Scott's Education Executive Order Leaves Some Confused About What He Wants
Governor Rick Scott’s executive order distancing Florida from a set of nationally-adopted education standards has experts scrambling to figure out what it all means. While some are praising Scott for finally taking a stand on Common Core, others say his executive order amounts to politics, not policy.
In political parlance, Governor Rick Scott was for Common Core standards before he was seemingly, against them. The Common Core standards have been criticized by both the left and the right recently, but for different reasons. The left is worried about more standardized testing, while the right sees the standards, and their attached tests as federal overreach—a point emphasized by Governor Rick Scott himself:
“It was their entry point to intrusion and involvement in our system. I believe we should come up with a test that works for us. We want high standards but we don’t want their involvement," he told reporters earlier in the week.
But when asked repeatedly to provide examples of how a test developed by multiple states represents a federal overreach, Scott repeated himself:
"It’s the entry point where the federal government would be more involved in or education system and I oppose that. That’s what I talked to Secretary Duncan about and I will continue to oppose that.”
But Abagail McIver, spokeswoman for the conservative group Americans for Prosperity Florida, is very clear about what she means, when she says the PARCC exams have been hijacked by the federal government. She points to the acceptance of $180 million in federal money used to develop the exams.
“If we take that money, then we have to abide by their rules," she said.
McIver also points to a bulletin on the U.S. Department of Education’s website which outlines a review process for the Partnership for Assessment of Readiness for College and Careers, or PARCC, the multi-state group developing the exams. The consortium used federal money to create the tests. But new rules from the federal government in April are what really sets McIver and other critics off:
“They announced they had created a 7-person technical review panel, that is going to be reviewing all of the assessments and the curriculum that the testing consortia are establishing...and they can do that because they’ve given those testing consortia more than $360 million.'"
But even though the PARCC consortium and, to a smaller extent, the Common Core standards, have come up with some curriculum recommendations, states do not have to abide by them. Under Scott’s executive order, Florida will relinquish its position as treasurer for the group. But the Governor stopped short of asking Florida be withdrawn from PARCC altogether. He also did not ask the state to abandon the PARCC exams, which are set to replace most of the FCAT tests in the next two years.
“I talked about avenues, and keeping all avenues open. PARCC was one of those, and still is on the table as one of those, as would be a competitive bid and other state contracts," said Florida Education Commissioner Pam Stewart, who will have to carry out the Governor’s Executive Order.
It also calls on the Florida Department of Education to hold a series of public meetings on Common Core, which Stewart says she intends to do.
In addition to concerns over testing, several groups have also voiced problems with the standards themselves—most of that has to do with concerns the federal government will try to dictate curriculum—the stuff teachers teach in the classroom.
Those standards are already being taught to students in Kindergarten through 2nd grade.
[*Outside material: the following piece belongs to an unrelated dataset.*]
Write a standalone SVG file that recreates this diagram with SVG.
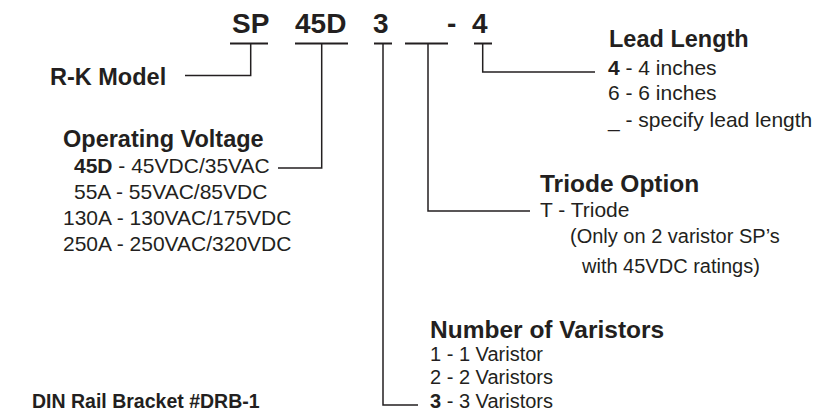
<svg xmlns="http://www.w3.org/2000/svg" width="825" height="415" viewBox="0 0 825 415">
<style>
text{font-family:"Liberation Sans",Arial,sans-serif;fill:#231f20}
.code{font-size:28px;font-weight:bold}
.h{font-size:23.5px;font-weight:bold}
.h2{font-size:24.5px;font-weight:bold}
.h3{font-size:19.5px;font-weight:bold}
.t{font-size:21px}
.s{font-size:20px}
.b{font-weight:bold}
.ln{stroke:#231f20;stroke-width:1.5;fill:none}
.ul{stroke:#231f20;stroke-width:2;fill:none}
</style>
<rect width="825" height="415" fill="#fff"/>
<g id="code">
<text class="code" x="232" y="33">SP</text>
<text class="code" x="295" y="33">45D</text>
<text class="code" x="373" y="33">3</text>
<text class="code" x="447" y="33">-</text>
<text class="code" x="472" y="33">4</text>
</g>
<g id="connectors">
<path class="ul" d="M230 43.5H268M295 43.5H348M374 43.5H392M405 43.5H448M474 43.5H492"/>
<path class="ln" d="M250.7 43.5V75.5H185"/>
<path class="ln" d="M321.7 43.5V168H278"/>
<path class="ln" d="M383 43.5V405H418"/>
<path class="ln" d="M428 43.5V211H530"/>
<path class="ln" d="M482.7 43.5V72H595"/>
</g>
<g id="rk-model">
<text class="h" x="50" y="85">R-K Model</text>
</g>
<g id="operating-voltage">
<text class="h" x="63" y="147">Operating Voltage</text>
<text class="t" x="74" y="173"><tspan class="b">45D</tspan> - 45VDC/35VAC</text>
<text class="t" x="74" y="199">55A - 55VAC/85VDC</text>
<text class="t" x="63" y="225">130A - 130VAC/175VDC</text>
<text class="t" x="63" y="251">250A - 250VAC/320VDC</text>
</g>
<g id="lead-length">
<text class="h" x="609" y="47">Lead Length</text>
<text class="t" x="608" y="75"><tspan class="b">4</tspan> - 4 inches</text>
<text class="t" x="608" y="100">6 - 6 inches</text>
<text class="t" x="608" y="127">_ - specify lead length</text>
</g>
<g id="triode-option">
<text class="h2" x="540" y="192">Triode Option</text>
<text class="t" x="540" y="217">T - Triode</text>
<text class="s" x="570" y="243">(Only on 2 varistor SP’s</text>
<text class="s" x="582" y="273">with 45VDC ratings)</text>
</g>
<g id="number-of-varistors">
<text class="h2" x="430" y="338">Number of Varistors</text>
<text class="s" x="430" y="361">1 - 1 Varistor</text>
<text class="s" x="430" y="384">2 - 2 Varistors</text>
<text class="s" x="430" y="408"><tspan class="b">3</tspan> - 3 Varistors</text>
</g>
<g id="din-rail">
<text class="h3" x="32" y="408">DIN Rail Bracket #DRB-1</text>
</g>
</svg>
Next year, they’ll apply to all students. And some, like Florida State University political scientist Carol Weissert, view the governor’s executive order as largely symbolic:
“There are people, particularly Tea Party types, who are railing about the Core standards, and so this responds to that, but doesn’t really pull the state out of the group, but very symbolically takes a stand against the Core standards and blames the federal government.”
Weissert says while she does not think Scott is ‘pandering’ to his base, she notes criticism of Common Core has ratcheted up in Florida in the last six months, and that Scott is paying attention:
“The governor was in favor of it. Things change, circumstances change, but I think we’re very close to entering into an election year and I think this is may be an issue that’s going to be very dear, not only to his base, but um...a lot of people have kids in school, a lot of people are concerned about education. It’s a salient issue, and what this tells me is that this will be a big issue in the campaign.”
And, she thinks, Common Core could play a big role in next year’s gubernatorial race.